__Given exercise__.
Only the lines from the one with "Give me the Plotly source for this chart." through the one with "import plotly.graph_objects as go" are to be restated, word for word, with both of them included.

__Data to process__.
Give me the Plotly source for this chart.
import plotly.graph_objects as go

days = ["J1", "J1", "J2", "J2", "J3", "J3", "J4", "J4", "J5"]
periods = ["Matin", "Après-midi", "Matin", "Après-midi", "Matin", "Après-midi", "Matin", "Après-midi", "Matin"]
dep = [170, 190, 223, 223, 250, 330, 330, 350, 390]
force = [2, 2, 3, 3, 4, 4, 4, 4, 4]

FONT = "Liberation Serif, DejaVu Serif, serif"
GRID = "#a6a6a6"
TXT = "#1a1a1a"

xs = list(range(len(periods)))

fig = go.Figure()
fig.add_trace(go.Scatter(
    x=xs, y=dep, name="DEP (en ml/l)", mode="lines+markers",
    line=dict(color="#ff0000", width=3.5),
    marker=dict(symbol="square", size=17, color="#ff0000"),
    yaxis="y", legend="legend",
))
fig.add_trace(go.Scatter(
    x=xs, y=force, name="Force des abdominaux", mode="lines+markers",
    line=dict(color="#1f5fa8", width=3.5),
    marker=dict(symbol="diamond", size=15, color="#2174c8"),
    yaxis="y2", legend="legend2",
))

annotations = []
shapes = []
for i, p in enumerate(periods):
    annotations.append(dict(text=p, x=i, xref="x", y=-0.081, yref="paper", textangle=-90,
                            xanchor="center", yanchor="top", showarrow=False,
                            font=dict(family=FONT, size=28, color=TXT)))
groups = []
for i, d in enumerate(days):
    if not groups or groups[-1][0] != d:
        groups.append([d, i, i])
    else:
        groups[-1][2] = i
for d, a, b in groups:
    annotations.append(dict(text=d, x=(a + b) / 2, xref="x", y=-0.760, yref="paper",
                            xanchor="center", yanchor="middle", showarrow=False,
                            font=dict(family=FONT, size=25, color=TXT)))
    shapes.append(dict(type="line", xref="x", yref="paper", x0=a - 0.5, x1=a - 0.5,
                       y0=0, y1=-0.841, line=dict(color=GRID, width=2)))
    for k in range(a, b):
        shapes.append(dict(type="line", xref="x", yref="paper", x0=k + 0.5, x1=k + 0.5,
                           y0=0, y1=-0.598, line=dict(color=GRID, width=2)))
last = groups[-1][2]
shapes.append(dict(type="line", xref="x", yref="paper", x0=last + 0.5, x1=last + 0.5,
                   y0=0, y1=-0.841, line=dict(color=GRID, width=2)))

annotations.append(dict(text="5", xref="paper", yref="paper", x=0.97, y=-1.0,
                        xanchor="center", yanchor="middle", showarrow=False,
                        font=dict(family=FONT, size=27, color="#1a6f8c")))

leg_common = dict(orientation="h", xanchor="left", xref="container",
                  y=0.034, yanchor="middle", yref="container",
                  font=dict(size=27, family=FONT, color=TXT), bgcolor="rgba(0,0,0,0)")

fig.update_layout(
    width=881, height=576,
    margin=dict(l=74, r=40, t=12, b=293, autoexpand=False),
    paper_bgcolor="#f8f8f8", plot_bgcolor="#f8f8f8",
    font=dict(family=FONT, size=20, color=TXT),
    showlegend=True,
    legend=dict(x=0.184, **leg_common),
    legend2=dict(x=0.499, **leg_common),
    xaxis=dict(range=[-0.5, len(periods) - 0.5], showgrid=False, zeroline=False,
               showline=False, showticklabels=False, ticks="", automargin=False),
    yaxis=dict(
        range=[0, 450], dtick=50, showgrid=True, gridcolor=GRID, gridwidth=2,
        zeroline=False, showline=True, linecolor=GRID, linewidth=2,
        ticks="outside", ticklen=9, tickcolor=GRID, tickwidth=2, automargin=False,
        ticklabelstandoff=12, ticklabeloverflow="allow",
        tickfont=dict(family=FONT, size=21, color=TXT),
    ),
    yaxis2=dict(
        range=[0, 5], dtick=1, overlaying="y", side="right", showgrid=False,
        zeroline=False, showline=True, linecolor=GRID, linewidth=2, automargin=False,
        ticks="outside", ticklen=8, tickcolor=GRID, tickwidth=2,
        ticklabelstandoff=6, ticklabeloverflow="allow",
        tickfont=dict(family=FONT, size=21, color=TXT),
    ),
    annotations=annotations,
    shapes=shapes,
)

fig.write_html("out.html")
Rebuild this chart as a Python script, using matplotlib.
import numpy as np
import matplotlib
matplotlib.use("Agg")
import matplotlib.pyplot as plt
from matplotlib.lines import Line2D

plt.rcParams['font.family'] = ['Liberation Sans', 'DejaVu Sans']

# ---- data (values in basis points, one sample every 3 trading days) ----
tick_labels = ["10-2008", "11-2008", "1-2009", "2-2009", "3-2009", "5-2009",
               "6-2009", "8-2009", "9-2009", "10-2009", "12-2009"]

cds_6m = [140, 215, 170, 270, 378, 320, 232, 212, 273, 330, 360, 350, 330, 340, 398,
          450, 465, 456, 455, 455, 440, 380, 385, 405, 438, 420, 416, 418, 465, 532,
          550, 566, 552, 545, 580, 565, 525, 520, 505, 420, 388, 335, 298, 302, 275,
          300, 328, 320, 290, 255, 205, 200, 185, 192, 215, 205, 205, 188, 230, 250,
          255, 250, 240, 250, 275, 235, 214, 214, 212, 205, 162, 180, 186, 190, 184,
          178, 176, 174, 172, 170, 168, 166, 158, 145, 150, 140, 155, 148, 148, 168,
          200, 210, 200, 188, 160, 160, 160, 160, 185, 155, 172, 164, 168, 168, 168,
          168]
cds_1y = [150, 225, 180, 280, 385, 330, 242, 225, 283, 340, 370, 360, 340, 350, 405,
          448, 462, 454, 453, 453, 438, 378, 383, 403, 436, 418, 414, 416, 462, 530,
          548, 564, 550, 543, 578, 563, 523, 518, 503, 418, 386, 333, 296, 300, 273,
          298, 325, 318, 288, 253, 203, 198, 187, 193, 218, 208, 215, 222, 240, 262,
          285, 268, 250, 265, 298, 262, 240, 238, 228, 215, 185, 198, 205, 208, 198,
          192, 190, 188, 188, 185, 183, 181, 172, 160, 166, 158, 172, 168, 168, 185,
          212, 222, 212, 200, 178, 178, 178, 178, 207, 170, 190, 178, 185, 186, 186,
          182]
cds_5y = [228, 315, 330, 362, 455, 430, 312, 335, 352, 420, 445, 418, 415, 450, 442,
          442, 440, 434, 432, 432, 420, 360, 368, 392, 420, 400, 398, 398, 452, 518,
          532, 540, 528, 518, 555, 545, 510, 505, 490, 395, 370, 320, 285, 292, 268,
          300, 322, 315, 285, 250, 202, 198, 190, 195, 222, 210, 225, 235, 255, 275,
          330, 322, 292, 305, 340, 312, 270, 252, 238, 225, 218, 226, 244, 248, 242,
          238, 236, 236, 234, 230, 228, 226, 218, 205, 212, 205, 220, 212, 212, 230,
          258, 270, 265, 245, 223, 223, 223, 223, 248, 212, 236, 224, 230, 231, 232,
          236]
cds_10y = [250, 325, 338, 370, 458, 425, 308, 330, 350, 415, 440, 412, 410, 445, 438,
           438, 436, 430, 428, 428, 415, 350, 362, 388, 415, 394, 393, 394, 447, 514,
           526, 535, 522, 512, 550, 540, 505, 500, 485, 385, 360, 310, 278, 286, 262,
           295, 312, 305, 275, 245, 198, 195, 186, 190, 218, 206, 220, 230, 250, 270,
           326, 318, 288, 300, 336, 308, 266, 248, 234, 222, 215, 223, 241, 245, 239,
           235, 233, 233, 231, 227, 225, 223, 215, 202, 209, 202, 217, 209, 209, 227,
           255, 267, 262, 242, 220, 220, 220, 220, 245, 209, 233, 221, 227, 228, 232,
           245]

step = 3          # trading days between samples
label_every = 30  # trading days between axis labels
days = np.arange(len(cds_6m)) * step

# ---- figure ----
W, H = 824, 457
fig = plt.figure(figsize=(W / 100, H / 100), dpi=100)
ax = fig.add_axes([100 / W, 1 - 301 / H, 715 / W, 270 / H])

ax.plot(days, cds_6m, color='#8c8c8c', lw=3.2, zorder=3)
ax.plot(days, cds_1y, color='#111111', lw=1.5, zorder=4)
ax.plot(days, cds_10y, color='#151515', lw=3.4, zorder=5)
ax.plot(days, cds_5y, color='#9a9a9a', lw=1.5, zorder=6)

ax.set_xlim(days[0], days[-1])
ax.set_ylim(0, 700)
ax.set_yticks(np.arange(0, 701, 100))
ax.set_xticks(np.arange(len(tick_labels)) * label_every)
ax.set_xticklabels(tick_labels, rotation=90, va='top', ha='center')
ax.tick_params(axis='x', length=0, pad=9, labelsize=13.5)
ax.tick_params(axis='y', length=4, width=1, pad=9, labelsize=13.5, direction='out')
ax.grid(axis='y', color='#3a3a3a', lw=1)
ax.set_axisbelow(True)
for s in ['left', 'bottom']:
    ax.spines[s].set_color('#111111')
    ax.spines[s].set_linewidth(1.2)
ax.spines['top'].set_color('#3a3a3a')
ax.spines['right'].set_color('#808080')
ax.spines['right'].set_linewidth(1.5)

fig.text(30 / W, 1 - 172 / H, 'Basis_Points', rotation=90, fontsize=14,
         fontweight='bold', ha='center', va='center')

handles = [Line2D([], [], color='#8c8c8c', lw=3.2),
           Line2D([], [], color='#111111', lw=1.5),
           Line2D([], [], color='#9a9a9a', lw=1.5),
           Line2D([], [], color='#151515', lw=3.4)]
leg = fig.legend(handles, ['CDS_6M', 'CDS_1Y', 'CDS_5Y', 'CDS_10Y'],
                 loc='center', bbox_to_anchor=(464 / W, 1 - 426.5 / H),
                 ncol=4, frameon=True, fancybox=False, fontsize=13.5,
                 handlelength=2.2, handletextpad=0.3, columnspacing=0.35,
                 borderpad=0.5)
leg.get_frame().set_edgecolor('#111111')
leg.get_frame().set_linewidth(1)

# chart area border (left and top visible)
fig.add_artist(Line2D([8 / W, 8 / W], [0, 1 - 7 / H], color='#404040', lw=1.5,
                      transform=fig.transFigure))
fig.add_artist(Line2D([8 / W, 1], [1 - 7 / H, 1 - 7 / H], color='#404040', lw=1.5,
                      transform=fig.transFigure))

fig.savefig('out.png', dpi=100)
...
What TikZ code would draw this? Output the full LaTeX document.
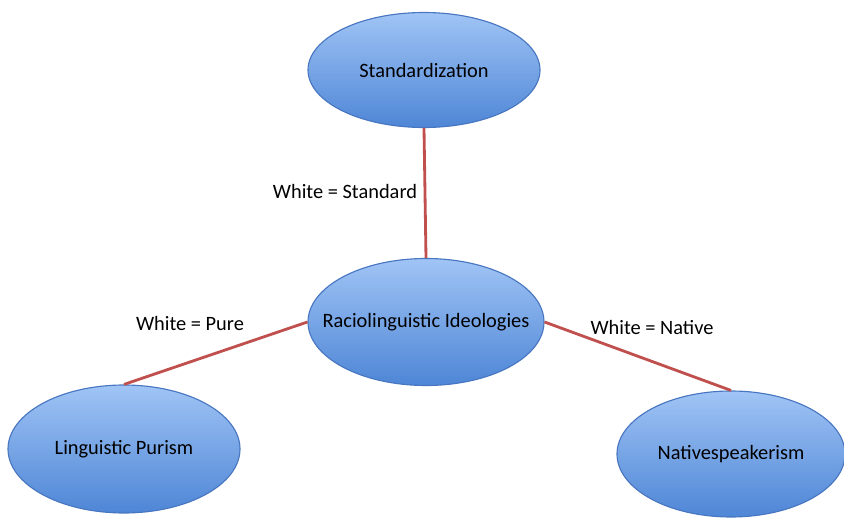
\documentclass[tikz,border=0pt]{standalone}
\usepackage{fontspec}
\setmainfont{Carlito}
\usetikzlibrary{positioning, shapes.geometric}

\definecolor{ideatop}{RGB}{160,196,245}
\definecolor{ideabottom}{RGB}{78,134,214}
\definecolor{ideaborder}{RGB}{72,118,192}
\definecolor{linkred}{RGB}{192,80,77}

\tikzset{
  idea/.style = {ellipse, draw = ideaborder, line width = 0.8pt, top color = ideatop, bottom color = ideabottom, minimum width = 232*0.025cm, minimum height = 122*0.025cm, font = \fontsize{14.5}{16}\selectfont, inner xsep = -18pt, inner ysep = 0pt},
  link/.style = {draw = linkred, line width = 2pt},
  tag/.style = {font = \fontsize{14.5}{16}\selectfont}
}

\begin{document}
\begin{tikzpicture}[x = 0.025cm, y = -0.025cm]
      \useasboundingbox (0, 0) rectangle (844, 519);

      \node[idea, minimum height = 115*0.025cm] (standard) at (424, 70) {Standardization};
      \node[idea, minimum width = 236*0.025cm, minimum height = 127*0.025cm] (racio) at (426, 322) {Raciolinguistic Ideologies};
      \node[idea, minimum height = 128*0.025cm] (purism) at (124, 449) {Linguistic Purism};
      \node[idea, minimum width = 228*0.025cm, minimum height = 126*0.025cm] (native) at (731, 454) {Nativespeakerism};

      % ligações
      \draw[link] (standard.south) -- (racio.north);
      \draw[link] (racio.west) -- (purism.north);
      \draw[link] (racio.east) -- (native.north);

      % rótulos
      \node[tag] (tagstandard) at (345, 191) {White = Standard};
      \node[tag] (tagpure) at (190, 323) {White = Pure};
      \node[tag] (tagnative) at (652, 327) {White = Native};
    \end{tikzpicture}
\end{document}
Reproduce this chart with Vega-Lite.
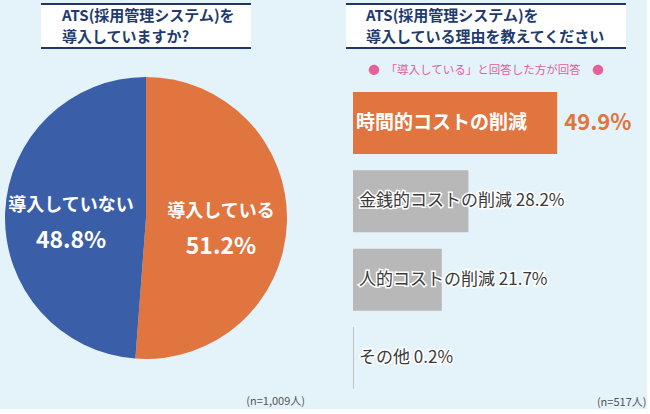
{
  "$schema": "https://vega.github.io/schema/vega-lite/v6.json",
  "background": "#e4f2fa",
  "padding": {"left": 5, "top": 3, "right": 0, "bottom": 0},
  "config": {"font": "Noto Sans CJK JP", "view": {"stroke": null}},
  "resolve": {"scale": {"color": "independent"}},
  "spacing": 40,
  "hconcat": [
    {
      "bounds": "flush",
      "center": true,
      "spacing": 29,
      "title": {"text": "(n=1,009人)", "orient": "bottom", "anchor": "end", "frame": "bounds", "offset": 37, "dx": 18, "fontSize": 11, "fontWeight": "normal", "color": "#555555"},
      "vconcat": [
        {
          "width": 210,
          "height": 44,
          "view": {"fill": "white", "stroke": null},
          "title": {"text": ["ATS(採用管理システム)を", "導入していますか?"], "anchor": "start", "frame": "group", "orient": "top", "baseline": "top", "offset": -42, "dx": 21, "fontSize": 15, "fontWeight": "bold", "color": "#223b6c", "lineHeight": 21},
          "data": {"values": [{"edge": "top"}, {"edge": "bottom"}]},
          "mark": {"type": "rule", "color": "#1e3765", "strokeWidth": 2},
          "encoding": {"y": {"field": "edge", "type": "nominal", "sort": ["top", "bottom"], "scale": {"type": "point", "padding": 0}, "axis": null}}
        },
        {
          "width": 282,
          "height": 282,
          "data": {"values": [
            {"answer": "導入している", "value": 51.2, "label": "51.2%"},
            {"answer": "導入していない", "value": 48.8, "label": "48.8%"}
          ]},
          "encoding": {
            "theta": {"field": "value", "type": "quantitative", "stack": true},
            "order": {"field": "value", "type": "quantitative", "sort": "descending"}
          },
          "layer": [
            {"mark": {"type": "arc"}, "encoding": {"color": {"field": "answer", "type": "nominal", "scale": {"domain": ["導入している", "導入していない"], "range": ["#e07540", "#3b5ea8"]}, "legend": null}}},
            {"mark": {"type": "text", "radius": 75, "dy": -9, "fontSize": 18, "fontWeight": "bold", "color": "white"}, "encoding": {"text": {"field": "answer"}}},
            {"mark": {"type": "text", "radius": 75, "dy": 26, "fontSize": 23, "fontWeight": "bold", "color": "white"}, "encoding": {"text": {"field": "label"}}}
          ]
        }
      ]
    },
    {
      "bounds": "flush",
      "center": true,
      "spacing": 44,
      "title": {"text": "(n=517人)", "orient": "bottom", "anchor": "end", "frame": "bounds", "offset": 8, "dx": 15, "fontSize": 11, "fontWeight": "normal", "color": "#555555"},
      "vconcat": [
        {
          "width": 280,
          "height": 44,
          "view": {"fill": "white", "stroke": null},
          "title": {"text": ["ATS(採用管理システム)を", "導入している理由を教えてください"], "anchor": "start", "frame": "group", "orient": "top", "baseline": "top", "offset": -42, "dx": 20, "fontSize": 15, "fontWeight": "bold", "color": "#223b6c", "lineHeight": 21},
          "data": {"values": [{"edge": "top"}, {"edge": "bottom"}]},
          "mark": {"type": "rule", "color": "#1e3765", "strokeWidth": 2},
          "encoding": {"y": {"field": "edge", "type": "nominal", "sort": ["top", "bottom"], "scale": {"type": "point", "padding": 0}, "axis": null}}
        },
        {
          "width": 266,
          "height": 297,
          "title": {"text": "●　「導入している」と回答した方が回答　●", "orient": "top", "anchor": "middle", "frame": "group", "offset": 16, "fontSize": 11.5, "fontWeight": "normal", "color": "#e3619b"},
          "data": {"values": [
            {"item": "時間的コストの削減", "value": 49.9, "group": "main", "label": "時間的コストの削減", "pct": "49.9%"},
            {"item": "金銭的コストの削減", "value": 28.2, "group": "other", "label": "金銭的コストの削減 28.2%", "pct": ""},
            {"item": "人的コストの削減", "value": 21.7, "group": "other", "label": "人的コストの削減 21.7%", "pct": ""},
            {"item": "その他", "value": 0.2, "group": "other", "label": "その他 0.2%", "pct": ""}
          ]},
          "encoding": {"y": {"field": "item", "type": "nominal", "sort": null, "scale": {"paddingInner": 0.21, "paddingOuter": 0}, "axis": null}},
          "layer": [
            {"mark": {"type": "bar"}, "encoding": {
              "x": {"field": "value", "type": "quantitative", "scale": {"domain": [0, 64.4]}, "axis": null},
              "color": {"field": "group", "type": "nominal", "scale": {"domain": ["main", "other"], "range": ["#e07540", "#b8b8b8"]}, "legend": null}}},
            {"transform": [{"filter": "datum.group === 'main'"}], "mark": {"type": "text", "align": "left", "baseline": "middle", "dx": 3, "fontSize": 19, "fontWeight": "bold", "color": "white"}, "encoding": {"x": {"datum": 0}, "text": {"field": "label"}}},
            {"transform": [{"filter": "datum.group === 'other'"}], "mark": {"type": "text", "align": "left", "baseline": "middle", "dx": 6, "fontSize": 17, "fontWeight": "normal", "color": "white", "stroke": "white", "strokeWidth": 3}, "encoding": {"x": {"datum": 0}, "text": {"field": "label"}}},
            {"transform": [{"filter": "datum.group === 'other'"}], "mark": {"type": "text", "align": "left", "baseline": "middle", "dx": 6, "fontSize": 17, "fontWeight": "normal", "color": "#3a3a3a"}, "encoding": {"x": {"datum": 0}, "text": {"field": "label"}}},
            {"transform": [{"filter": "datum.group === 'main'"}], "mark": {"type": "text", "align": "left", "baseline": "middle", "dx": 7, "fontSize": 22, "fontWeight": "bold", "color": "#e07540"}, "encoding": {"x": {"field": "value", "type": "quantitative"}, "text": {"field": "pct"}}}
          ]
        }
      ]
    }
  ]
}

__Full answer__.
Give me the Plotly source for this chart.
import plotly.graph_objects as go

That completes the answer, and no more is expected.